§ **OBJECTIVE**
Make an exact copy of the lines, leaving the pictures out.

-- Begin RECORDED DATA --

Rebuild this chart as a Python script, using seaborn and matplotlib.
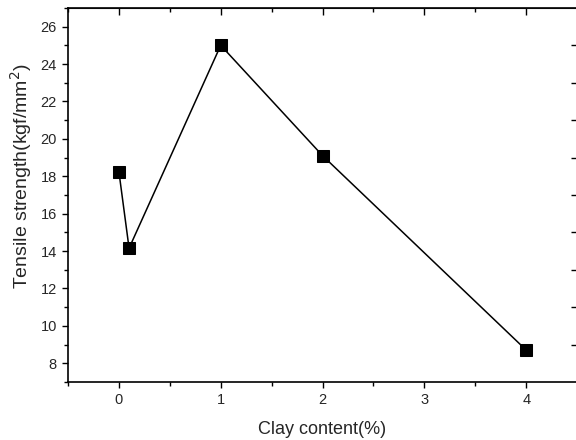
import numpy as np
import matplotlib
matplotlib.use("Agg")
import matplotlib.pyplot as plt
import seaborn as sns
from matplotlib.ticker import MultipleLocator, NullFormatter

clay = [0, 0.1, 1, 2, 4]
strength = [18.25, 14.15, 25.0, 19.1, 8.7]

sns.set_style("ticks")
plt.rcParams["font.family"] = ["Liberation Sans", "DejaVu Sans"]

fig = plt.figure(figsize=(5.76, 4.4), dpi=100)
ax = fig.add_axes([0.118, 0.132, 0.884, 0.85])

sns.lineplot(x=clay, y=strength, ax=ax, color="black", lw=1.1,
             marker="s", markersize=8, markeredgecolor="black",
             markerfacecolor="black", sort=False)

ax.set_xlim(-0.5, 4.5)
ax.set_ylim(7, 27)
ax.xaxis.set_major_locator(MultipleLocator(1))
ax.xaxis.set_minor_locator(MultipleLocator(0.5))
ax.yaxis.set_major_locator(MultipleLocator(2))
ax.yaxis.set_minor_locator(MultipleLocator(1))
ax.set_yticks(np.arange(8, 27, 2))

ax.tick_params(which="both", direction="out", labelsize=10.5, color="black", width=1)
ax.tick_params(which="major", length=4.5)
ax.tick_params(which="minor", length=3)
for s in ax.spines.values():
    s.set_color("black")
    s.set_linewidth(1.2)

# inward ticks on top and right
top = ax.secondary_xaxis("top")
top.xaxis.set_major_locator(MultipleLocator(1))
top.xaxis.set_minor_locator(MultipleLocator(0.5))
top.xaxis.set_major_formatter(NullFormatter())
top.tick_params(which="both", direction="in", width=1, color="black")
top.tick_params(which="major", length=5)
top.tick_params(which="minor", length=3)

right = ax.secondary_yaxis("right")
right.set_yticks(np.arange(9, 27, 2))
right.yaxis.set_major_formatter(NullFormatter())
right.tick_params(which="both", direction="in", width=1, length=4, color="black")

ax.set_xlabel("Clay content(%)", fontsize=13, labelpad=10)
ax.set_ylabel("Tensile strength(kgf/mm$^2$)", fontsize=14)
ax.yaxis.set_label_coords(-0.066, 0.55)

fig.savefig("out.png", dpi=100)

-- End RECORDED DATA --

§ **RESPONSE TO THE TASK**
Rebuild this chart as a Python script, using seaborn and matplotlib.
import numpy as np
import matplotlib
matplotlib.use("Agg")
import matplotlib.pyplot as plt
import seaborn as sns
from matplotlib.ticker import MultipleLocator, NullFormatter

clay = [0, 0.1, 1, 2, 4]
strength = [18.25, 14.15, 25.0, 19.1, 8.7]

sns.set_style("ticks")
plt.rcParams["font.family"] = ["Liberation Sans", "DejaVu Sans"]

fig = plt.figure(figsize=(5.76, 4.4), dpi=100)
ax = fig.add_axes([0.118, 0.132, 0.884, 0.85])

sns.lineplot(x=clay, y=strength, ax=ax, color="black", lw=1.1,
             marker="s", markersize=8, markeredgecolor="black",
             markerfacecolor="black", sort=False)

ax.set_xlim(-0.5, 4.5)
ax.set_ylim(7, 27)
ax.xaxis.set_major_locator(MultipleLocator(1))
ax.xaxis.set_minor_locator(MultipleLocator(0.5))
ax.yaxis.set_major_locator(MultipleLocator(2))
ax.yaxis.set_minor_locator(MultipleLocator(1))
ax.set_yticks(np.arange(8, 27, 2))

ax.tick_params(which="both", direction="out", labelsize=10.5, color="black", width=1)
ax.tick_params(which="major", length=4.5)
ax.tick_params(which="minor", length=3)
for s in ax.spines.values():
    s.set_color("black")
    s.set_linewidth(1.2)

# inward ticks on top and right
top = ax.secondary_xaxis("top")
top.xaxis.set_major_locator(MultipleLocator(1))
top.xaxis.set_minor_locator(MultipleLocator(0.5))
top.xaxis.set_major_formatter(NullFormatter())
top.tick_params(which="both", direction="in", width=1, color="black")
top.tick_params(which="major", length=5)
top.tick_params(which="minor", length=3)

right = ax.secondary_yaxis("right")
right.set_yticks(np.arange(9, 27, 2))
right.yaxis.set_major_formatter(NullFormatter())
right.tick_params(which="both", direction="in", width=1, length=4, color="black")

ax.set_xlabel("Clay content(%)", fontsize=13, labelpad=10)
ax.set_ylabel("Tensile strength(kgf/mm$^2$)", fontsize=14)
ax.yaxis.set_label_coords(-0.066, 0.55)

fig.savefig("out.png", dpi=100)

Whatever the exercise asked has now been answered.